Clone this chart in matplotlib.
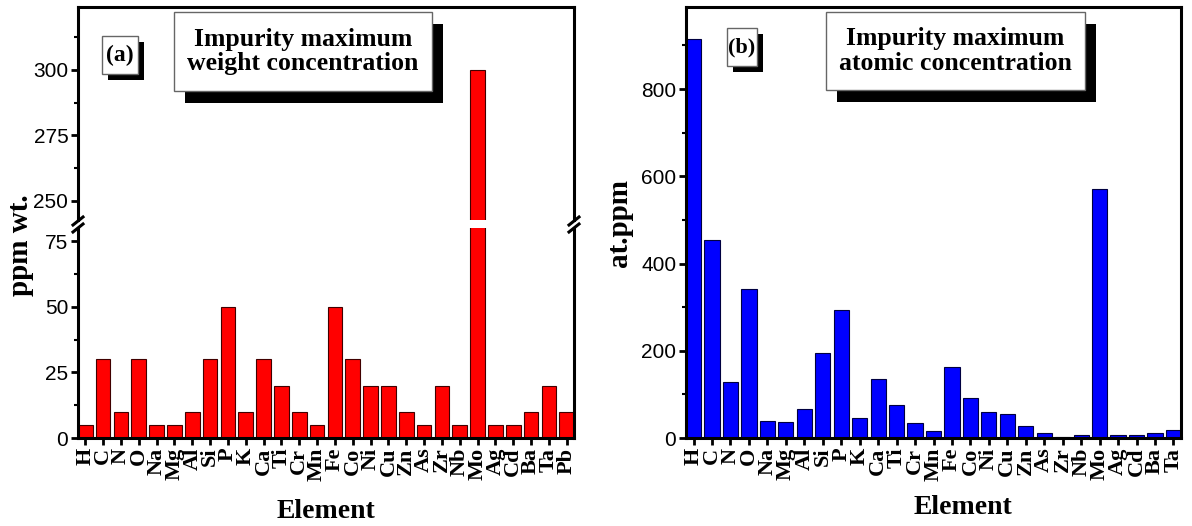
import numpy as np
import matplotlib.pyplot as plt
from matplotlib.patches import Rectangle

# data
elements_wt = ['H', 'C', 'N', 'O', 'Na', 'Mg', 'Al', 'Si', 'P', 'K', 'Ca', 'Ti', 'Cr', 'Mn',
               'Fe', 'Co', 'Ni', 'Cu', 'Zn', 'As', 'Zr', 'Nb', 'Mo', 'Ag', 'Cd', 'Ba', 'Ta', 'Pb']
ppm_wt = [5, 30, 10, 30, 5, 5, 10, 30, 50, 10, 30, 20, 10, 5,
          50, 30, 20, 20, 10, 5, 20, 5, 300, 5, 5, 10, 20, 10]
elements_at = elements_wt[:-1]
at_ppm = [915, 455, 129, 341, 38, 36, 66, 194, 293, 45, 135, 76, 34, 15,
          162, 91, 60, 56, 27, 11, 2, 8, 570, 6, 6, 11, 18]

W, H = 1192, 526
fig = plt.figure(figsize=(W / 100, H / 100), dpi=100)

SERIF = 'Liberation Serif'
SANS = 'Liberation Sans'


def box(x0, y0, x1, y1):
    # pixel box (from top left) -> figure fraction rect
    return [x0 / W, 1 - y1 / H, (x1 - x0) / W, (y1 - y0) / H]


def style(ax):
    for s in ax.spines.values():
        s.set_linewidth(2.2)
    ax.tick_params(axis='both', which='major', direction='out', length=5, width=2)
    ax.tick_params(axis='y', which='minor', direction='out', length=3, width=1.5)
    ax.tick_params(axis='y', labelsize=15, pad=2)
    ax.tick_params(axis='x', pad=2)
    for lab in ax.get_yticklabels():
        lab.set_fontfamily(SANS)


ax_lo = fig.add_axes(box(78, 228, 574, 438))
ax_hi = fig.add_axes(box(78, 7, 574, 220))
ax_b = fig.add_axes(box(686, 7, 1181, 438))

x_wt = np.arange(len(elements_wt))
for ax in (ax_lo, ax_hi):
    ax.bar(x_wt, ppm_wt, width=0.82, color='#ff0000', edgecolor='#400000', linewidth=0.8)
    ax.set_xlim(-0.41, len(elements_wt) - 0.59)

ax_lo.set_ylim(0, 80)
ax_lo.set_yticks([0, 25, 50, 75])
ax_lo.set_yticks([12.5, 37.5, 62.5], minor=True)
ax_lo.spines['top'].set_visible(False)
ax_lo.set_xticks(x_wt)
ax_lo.set_xticklabels(elements_wt, rotation=90, fontfamily=SERIF, fontweight='bold', fontsize=16)
style(ax_lo)

ax_hi.set_ylim(242.7, 324)
ax_hi.set_yticks([250, 275, 300])
ax_hi.set_yticks([262.5, 287.5, 312.5], minor=True)
ax_hi.spines['bottom'].set_visible(False)
ax_hi.set_xticks([])
style(ax_hi)

x_at = np.arange(len(elements_at))
ax_b.bar(x_at, at_ppm, width=0.82, color='#0000ff', edgecolor='#000040', linewidth=0.8)
ax_b.set_xlim(-0.41, len(elements_at) - 0.59)
ax_b.set_ylim(0, 988)
ax_b.set_yticks([0, 200, 400, 600, 800])
ax_b.set_yticks([100, 300, 500, 700, 900], minor=True)
ax_b.set_xticks(x_at)
ax_b.set_xticklabels(elements_at, rotation=90, fontfamily=SERIF, fontweight='bold', fontsize=16)
style(ax_b)

# break marks on the left panel
for xp in (78, 574):
    for yc in (221, 228):
        fig.add_artist(plt.Line2D([(xp - 5) / W, (xp + 5) / W],
                                  [1 - (yc + 4) / H, 1 - (yc - 4) / H],
                                  color='black', lw=2.2))

# axis labels
fig.text(20 / W, 1 - 245 / H, 'ppm wt.', rotation=90, ha='center', va='center',
         fontfamily=SERIF, fontweight='bold', fontsize=21)
fig.text(326 / W, 1 - 511 / H, 'Element', ha='center', va='center',
         fontfamily=SERIF, fontweight='bold', fontsize=20)
fig.text(620 / W, 1 - 223 / H, 'at.ppm', rotation=90, ha='center', va='center',
         fontfamily=SERIF, fontweight='bold', fontsize=21)
fig.text(963 / W, 1 - 507 / H, 'Element', ha='center', va='center',
         fontfamily=SERIF, fontweight='bold', fontsize=20)


def shadow_box(x0, y0, x1, y1, s, size, dx, dy):
    fig.add_artist(Rectangle(((x0 + dx) / W, 1 - (y1 + dy) / H), (x1 - x0) / W, (y1 - y0) / H,
                             transform=fig.transFigure, fc='black', ec='black', lw=0, zorder=5))
    fig.add_artist(Rectangle((x0 / W, 1 - y1 / H), (x1 - x0) / W, (y1 - y0) / H,
                             transform=fig.transFigure, fc='white', ec='0.4', lw=1, zorder=6))
    fig.text((x0 + x1) / 2 / W, 1 - (y0 + y1) / 2 / H, s, ha='center', va='center',
             fontfamily=SERIF, fontweight='bold', fontsize=size, linespacing=1.1, zorder=7)


shadow_box(102, 36, 138, 74, '(a)', 17, 6, 6)
shadow_box(174, 12, 432, 91, 'Impurity maximum\nweight concentration', 18.5, 11, 12)
shadow_box(727, 28, 757, 66, '(b)', 16, 6, 6)
shadow_box(826, 12, 1085, 90, 'Impurity maximum\natomic concentration', 18.5, 11, 12)

fig.savefig('out.png', dpi=100)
......
◆ EXERCISE PROMPT ◆
Return only the lines running from the top of the data to the line that holds "ax.set_xlim(-0.41, len(elements_wt) - 0.59)". Include both of those lines, but skip the pictures.

◆ COMPLETE ANSWER ◆
Clone this chart in matplotlib.
import numpy as np
import matplotlib.pyplot as plt
from matplotlib.patches import Rectangle

# data
elements_wt = ['H', 'C', 'N', 'O', 'Na', 'Mg', 'Al', 'Si', 'P', 'K', 'Ca', 'Ti', 'Cr', 'Mn',
               'Fe', 'Co', 'Ni', 'Cu', 'Zn', 'As', 'Zr', 'Nb', 'Mo', 'Ag', 'Cd', 'Ba', 'Ta', 'Pb']
ppm_wt = [5, 30, 10, 30, 5, 5, 10, 30, 50, 10, 30, 20, 10, 5,
          50, 30, 20, 20, 10, 5, 20, 5, 300, 5, 5, 10, 20, 10]
elements_at = elements_wt[:-1]
at_ppm = [915, 455, 129, 341, 38, 36, 66, 194, 293, 45, 135, 76, 34, 15,
          162, 91, 60, 56, 27, 11, 2, 8, 570, 6, 6, 11, 18]

W, H = 1192, 526
fig = plt.figure(figsize=(W / 100, H / 100), dpi=100)

SERIF = 'Liberation Serif'
SANS = 'Liberation Sans'


def box(x0, y0, x1, y1):
    # pixel box (from top left) -> figure fraction rect
    return [x0 / W, 1 - y1 / H, (x1 - x0) / W, (y1 - y0) / H]


def style(ax):
    for s in ax.spines.values():
        s.set_linewidth(2.2)
    ax.tick_params(axis='both', which='major', direction='out', length=5, width=2)
    ax.tick_params(axis='y', which='minor', direction='out', length=3, width=1.5)
    ax.tick_params(axis='y', labelsize=15, pad=2)
    ax.tick_params(axis='x', pad=2)
    for lab in ax.get_yticklabels():
        lab.set_fontfamily(SANS)


ax_lo = fig.add_axes(box(78, 228, 574, 438))
ax_hi = fig.add_axes(box(78, 7, 574, 220))
ax_b = fig.add_axes(box(686, 7, 1181, 438))

x_wt = np.arange(len(elements_wt))
for ax in (ax_lo, ax_hi):
    ax.bar(x_wt, ppm_wt, width=0.82, color='#ff0000', edgecolor='#400000', linewidth=0.8)
    ax.set_xlim(-0.41, len(elements_wt) - 0.59)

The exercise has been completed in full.